Милая, печальная, обделённая сторонушка костромская. Что же я не был в тебе так давно, давно, давно?
А во взрослые уже наезды – та щемливая тоска, какая почему-то всегда зацепляла его в Застружьи, – от скудных ли полей; от изгиба дороги – вот тут была, и увильнула, и напрочь; от ветряной ли мельницы дальней? И та тоска достигла и сюда, и здесь крючком потянула за сердце.
Или – чувство, что никогда уже туда не вернуться?..
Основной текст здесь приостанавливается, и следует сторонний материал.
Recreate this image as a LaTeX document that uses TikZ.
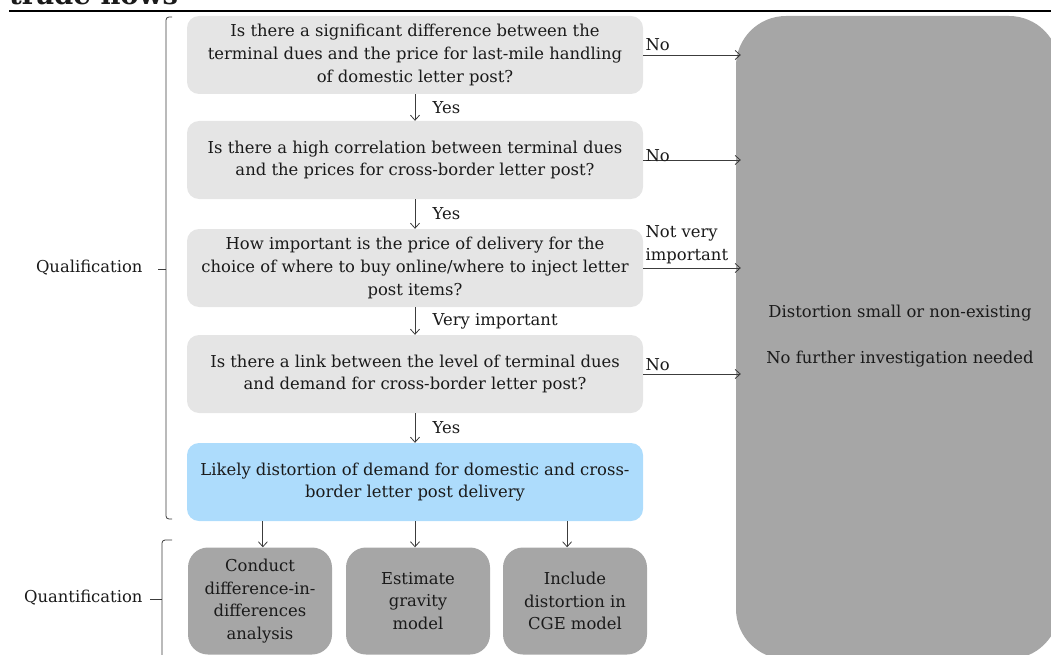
\documentclass[tikz,border=0pt]{standalone}
\usepackage{fontspec}
\setmainfont{DejaVu Serif}
\usetikzlibrary{arrows.meta}
\definecolor{qgray}{HTML}{E5E5E5}
\definecolor{dgray}{HTML}{A6A6A6}
\definecolor{lblue}{HTML}{ADDCFC}
\definecolor{ink}{HTML}{1A1A1A}

\begin{document}
\begin{tikzpicture}[x=1pt,y=-1pt,
    font=\fontsize{16.4}{22.8}\selectfont, text=ink,
    question/.style={fill=qgray, rounded corners=12pt, minimum width=456pt, minimum height=78pt, align=center, inner sep=0pt},
    result/.style={question, fill=lblue},
    method/.style={fill=dgray, rounded corners=20pt, minimum width=144pt, minimum height=107pt, align=center, inner sep=0pt},
    flow/.style={draw=ink!85, line width=0.8pt, -{Straight Barb[length=5pt,width=9pt]}},
    brace/.style={draw=ink!85, line width=0.8pt}]
	%%%%% START %%%%%
	\def\cx{415}
	\useasboundingbox (0,0) rectangle (1051,655);
	
	\node[anchor=base west, inner sep=0pt, font=\fontsize{27.5}{30}\selectfont\bfseries] (title) at (9,5) {trade flows};
	\draw[line width=2.5pt] (9,11) -- (1051,11);
	
	\node[fill=dgray, rounded corners=50pt, minimum width=323pt, minimum height=643pt, inner sep=0pt] (stop) at (897.5,337.5) {};
	\node[align=center] (verdict) at (900,336) {Distortion small or non-existing\\[23.2pt]No further investigation needed};
	
	\node[question] (q1) at (\cx,55) {Is there a significant difference between the\\terminal dues and the price for last-mile handling\\of domestic letter post?};
	\node[question] (q2) at (\cx,160) {Is there a high correlation between terminal dues\\and the prices for cross-border letter post?};
	\node[question] (q3) at (\cx,268) {How important is the price of delivery for the\\choice of where to buy online/where to inject letter\\post items?};
	\node[question] (q4) at (\cx,374) {Is there a link between the level of terminal dues\\and demand for cross-border letter post?};
	\node[result] (res) at (\cx,482) {Likely distortion of demand for domestic and cross-\\border letter post delivery};
	
	\node[method] (m1) at (260,601) {Conduct\\difference-in-\\differences\\analysis};
	\node[method] (m2) at (418,601) {Estimate\\gravity\\model};
	\node[method] (m3) at (575,601) {Include\\distortion in\\CGE model};
	
	\draw[flow] (q1) -- (q2) node[midway, right, xshift=14pt] {Yes};
	\draw[flow] (q2) -- (q3) node[midway, right, xshift=14pt] {Yes};
	\draw[flow] (q3) -- (q4) node[midway, right, xshift=14pt] {Very important};
	\draw[flow] (q4) -- (res) node[midway, right, xshift=14pt] {Yes};
	
	\draw[flow, shorten >=-5pt] (q1.east) -- (q1.east -| stop.west) node[pos=0, anchor=base west, inner sep=0pt, xshift=2pt, yshift=4pt] {No};
	\draw[flow, shorten >=-5pt] (q2.east) -- (q2.east -| stop.west) node[pos=0, anchor=base west, inner sep=0pt, xshift=2pt, yshift=-1pt] {No};
	\draw[flow, shorten >=-5pt] (q3.east) -- (q3.east -| stop.west) node[pos=0, anchor=south west, inner sep=0pt, xshift=2pt, yshift=4pt, align=left] {Not very\\important};
	\draw[flow, shorten >=-5pt] (q4.east) -- (q4.east -| stop.west) node[pos=0, anchor=base west, inner sep=0pt, xshift=2pt, yshift=4pt] {No};
	
	\path (res.south west) -- (res.south east) coordinate[pos=1/6] (r1) coordinate[pos=0.5] (r2) coordinate[pos=5/6] (r3);
	\draw[flow] (r1) -- (r1 |- m1.north);
	\draw[flow] (r2) -- (r2 |- m2.north);
	\draw[flow] (r3) -- (r3 |- m3.north);
	
	% brackets on the left
	\draw[brace, rounded corners=3pt] (172,17) -- (166,17) -- (166,519) -- (172,519);
	\draw[brace] (166,269) -- (158,269);
	\node[anchor=east] (qual) at (146,268) {Qualification};
	
	\draw[brace, rounded corners=3pt] (172,540) -- (162,540) -- (162,660);
	\draw[brace] (162,599) -- (150,599);
	\node[anchor=east] (quant) at (146,598) {Quantification};
	%%%%% START %%%%%
\end{tikzpicture}
\end{document}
Внутренний монолог Воротынцева варьирует известнейший лирический фрагмент «Мертвых душ» – обращение автора к родине:
Русь! Русь! вижу тебя, из моего чудного прекрасного далека тебя вижу: бедно, разбросано и неприютно в тебе <…> Открыто-пустынно и ровно всё в тебе; как точки, как значки, неприметно торчат среди равнин невысокие твои города; ничто не обольстит и не очарует взора. Но какая же непостижимая, тайная сила влечет к тебе? Почему слышится и раздается немолчно в ушах твоя тоскливая, несущаяся по всей длине и ширине твоей, от моря и до моря, песня? Что в ней, в этой песне? Что зовет, и рыдает, и хватает за сердце? [88]
88
Гоголь Н. В. Полн. собр. соч. <В 14 т.>. <Л.>, 1951. Т. 6. С. 220–221.
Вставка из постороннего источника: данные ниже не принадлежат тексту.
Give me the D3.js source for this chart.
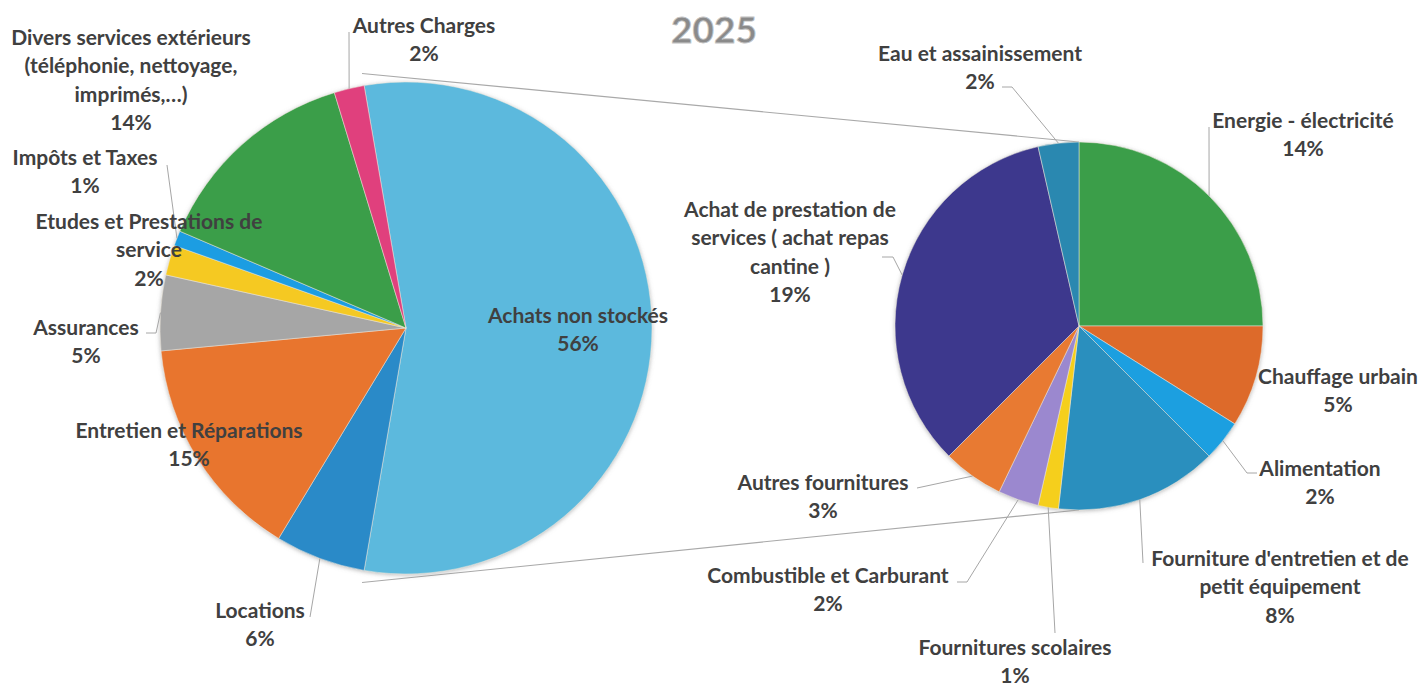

И автор «Мертвых душ», и герой «Красного Колеса» смотрят на Россию с запада. Русь для них – огромная равнина, лишенная выразительных красот (при цитировании опущен фрагмент, где Гоголь сравнивает Россию со зримо прекрасной Италией). Для Гоголя «невысокие города» – это лишь «точки» и «значки» (как на карте), взор солженицынского персонажа их вовсе минует. Повторяются опорные мотивы – бедности и тоски. У Солженицына нет слова «песня», но песенной (и гоголевской) становится интонация. По-гоголевски множатся вопросительные (музыкально повторяющиеся) конструкции, по-гоголевски неприметная обыденность окутывается тайной. Снижение пафоса (деловито-военное – «вёрст семьсот, куда покороче фронта») не отменяет доминирования памятной гоголевской мелодии. И без изгибающейся, ускользающей, исчезающей дороги – символического мотива очень важного для поэтического мира Гоголя и уже истолкованного Варсонофьевым – здесь тоже не обошлось.